Reportedly this was the most strained period in modern times.
India accused the BNP-Jamaat coalition of allowing Northeast Indian insurgent groups, including ULFA, to operate from Bangladeshi soil. Concerns over rising radicalisation added to the friction, and strategic trust between the two governments deteriorated sharply.
Hasina's zero-tolerance policy against terrorism led to the handover of wanted militants to Indian authorities and tighter border management. Bangladesh shifted from being a security concern to a reliable strategic partner for India during this period.
In June 2015, PMs Modi and Hasina ratified the Land Boundary Agreement, ending a 68-year-old border dispute. It facilitated the exchange of 162 enclaves, granting citizenship clarity to tens of thousands of people, and is widely regarded as one of South Asia's most significant diplomatic achievements.

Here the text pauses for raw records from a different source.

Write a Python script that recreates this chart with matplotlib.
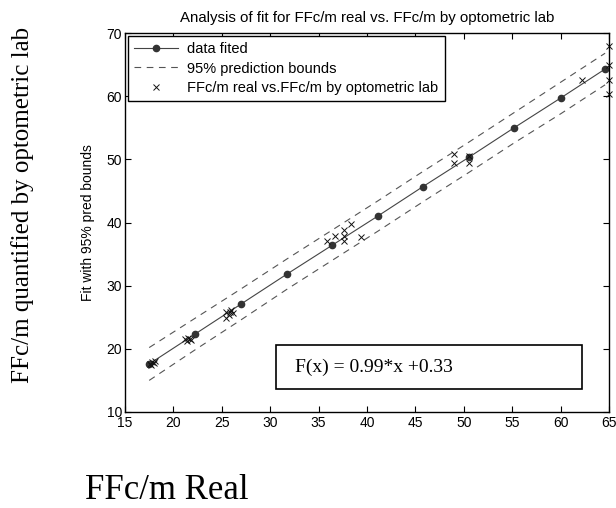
import matplotlib
matplotlib.use("Agg")
import matplotlib.pyplot as plt
from matplotlib.patches import Rectangle

# fitted curve points (dots) and 95% prediction bounds
fit_x = [17.5, 22.2, 27.0, 31.7, 36.4, 41.1, 45.8, 50.5, 55.2, 60.0, 64.6]
fit_y = [17.6, 22.3, 27.1, 31.8, 36.4, 41.0, 45.7, 50.3, 55.0, 59.7, 64.3]
upper_y = [20.2, 24.8, 29.5, 34.2, 38.8, 43.4, 48.1, 52.7, 57.4, 62.2, 66.8]
lower_y = [15.0, 19.8, 24.6, 29.4, 34.0, 38.6, 43.3, 47.9, 52.6, 57.2, 61.8]

# measured data: FFc/m real vs. FFc/m by optometric lab
data_x = [17.6, 17.8, 18.0, 17.7, 18.1,
          21.2, 21.5, 21.8, 21.4, 21.7,
          25.4, 25.7, 26.0, 26.2, 25.8, 25.4,
          35.9, 36.7, 37.6, 37.6, 37.6, 38.4, 39.4,
          49.0, 49.0, 50.5, 50.5,
          62.2, 65.0, 65.0, 65.0, 65.0]
data_y = [17.6, 17.9, 17.7, 17.5, 18.0,
          21.5, 21.7, 21.4, 21.3, 21.6,
          25.9, 25.3, 26.1, 25.6, 25.8, 24.9,
          37.0, 37.8, 38.8, 37.9, 37.1, 39.7, 37.7,
          50.8, 49.4, 50.6, 49.4,
          62.5, 67.9, 64.9, 62.5, 60.3]

x_ticks = [15, 20, 25, 30, 35, 40, 45, 50, 55, 60, 65]
y_ticks = [10, 20, 30, 40, 50, 60, 70]

fit_text = "F(x) = 0.99*x +0.33"
title = "Analysis of fit for FFc/m real vs. FFc/m by optometric lab"

plt.rcParams["font.family"] = "Liberation Sans"

fig = plt.figure(figsize=(6.16, 5.08), dpi=100)
ax = fig.add_axes([0.2029, 0.189, 0.7857, 0.746])

ax.plot(fit_x, fit_y, "-", color="#444444", lw=0.8, marker="o", ms=4.5,
        mfc="#333333", mec="#333333", label="data fited")
ax.plot(fit_x, upper_y, "--", color="#555555", lw=0.8, dashes=(6, 5),
        label="95% prediction bounds")
ax.plot(fit_x, lower_y, "--", color="#555555", lw=0.8, dashes=(6, 5))
ax.plot(data_x, data_y, "x", color="#111111", ms=4, mew=0.7, ls="none",
        label="FFc/m real vs.FFc/m by optometric lab", clip_on=False)

ax.set_xlim(15, 65)
ax.set_ylim(10, 70)
ax.set_xticks(x_ticks)
ax.set_yticks(y_ticks)
ax.tick_params(direction="in", top=True, right=True, length=4, width=0.8,
               labelsize=10, pad=2)
ax.tick_params(axis="x", pad=3)
for sp in ax.spines.values():
    sp.set_linewidth(1.0)

ax.set_title(title, fontsize=10.8, pad=8)
ax.set_ylabel("Fit with 95% pred bounds", fontsize=10, labelpad=8)

leg = ax.legend(loc="upper left", fontsize=10.5, fancybox=False, framealpha=1,
                edgecolor="black", borderaxespad=0.2, handlelength=3.0,
                labelspacing=0.35, borderpad=0.45, handletextpad=0.6)
leg.get_frame().set_linewidth(1.0)

# box with the fitted equation
ax.add_patch(Rectangle((0.312, 0.061), 0.632, 0.116, transform=ax.transAxes,
                       fill=False, edgecolor="black", lw=1.2))
ax.text(0.351, 0.119, fit_text, transform=ax.transAxes, va="center",
        fontsize=14, family="Liberation Serif")

# outer labels of the figure
fig.text(0.036, 0.596, "FFc/m quantified by optometric lab", rotation=90,
         ha="center", va="center", fontsize=18, family="Liberation Serif")
fig.text(0.271, 0.035, "FFc/m Real", ha="center", va="center",
         fontsize=25, family="Liberation Serif")

fig.savefig("out.png", dpi=100)
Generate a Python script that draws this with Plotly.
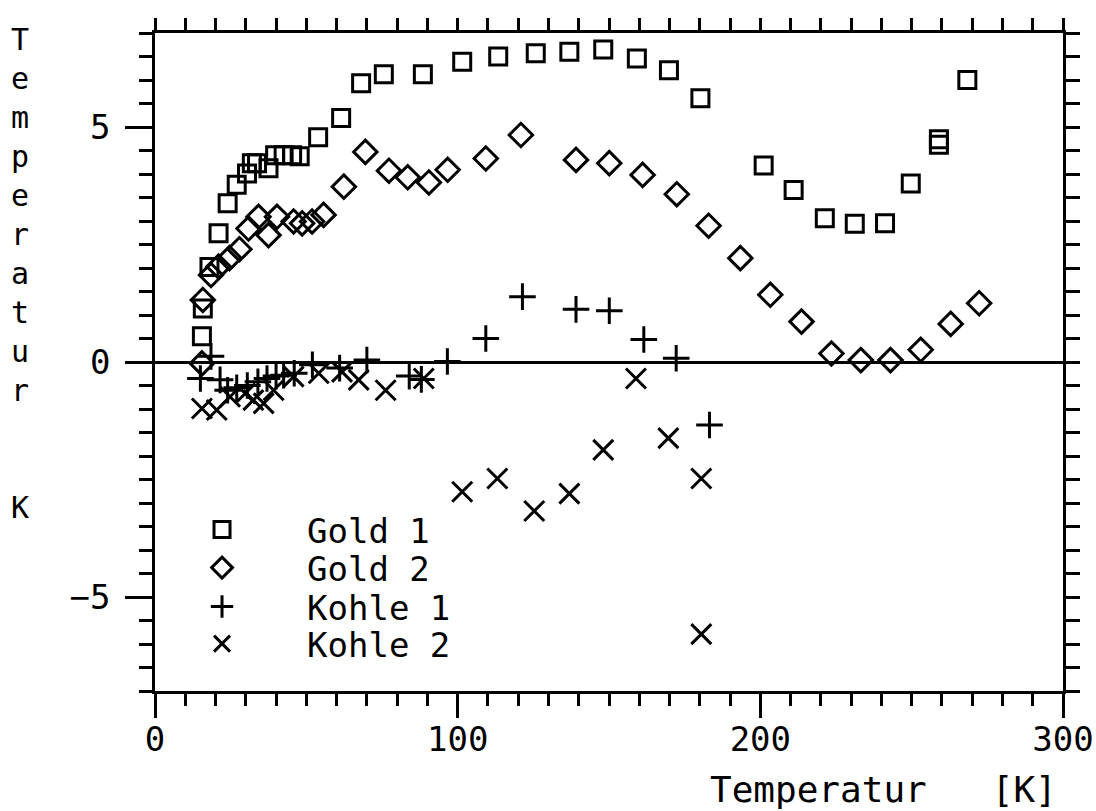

Following large-scale student-led protests, Hasina resigned on August 5, 2024, and left for India. An interim government under Nobel laureate Muhammad Yunus assumed power, and a period of diplomatic uncertainty followed.
Cautious and recalibrating. The Yunus administration has called for constructive ties with India while also deepening outreach toward China. The shift has revived concerns in New Delhi about a return to the distancing seen under previous non-AL governments.
Bangladesh shares over 4,000 kilometres of border with India, making the bilateral relationship structurally unavoidable. Trade, water-sharing, connectivity, and cross-border security are deeply intertwined.
According to regional trade data, India remains one of Bangladesh's largest trading partners - a reality no government in Dhaka can sidestep regardless of ideology.
India's early approach was ideologically driven - backing secular, AL-aligned governments. Over time, New Delhi shifted toward a more interest-based framework, prioritising trade corridors, energy cooperation, and counterterrorism outcomes.
India's engagement with Bangladesh today is less about ideological alignment and more about strategic and economic stability in its eastern neighbourhood.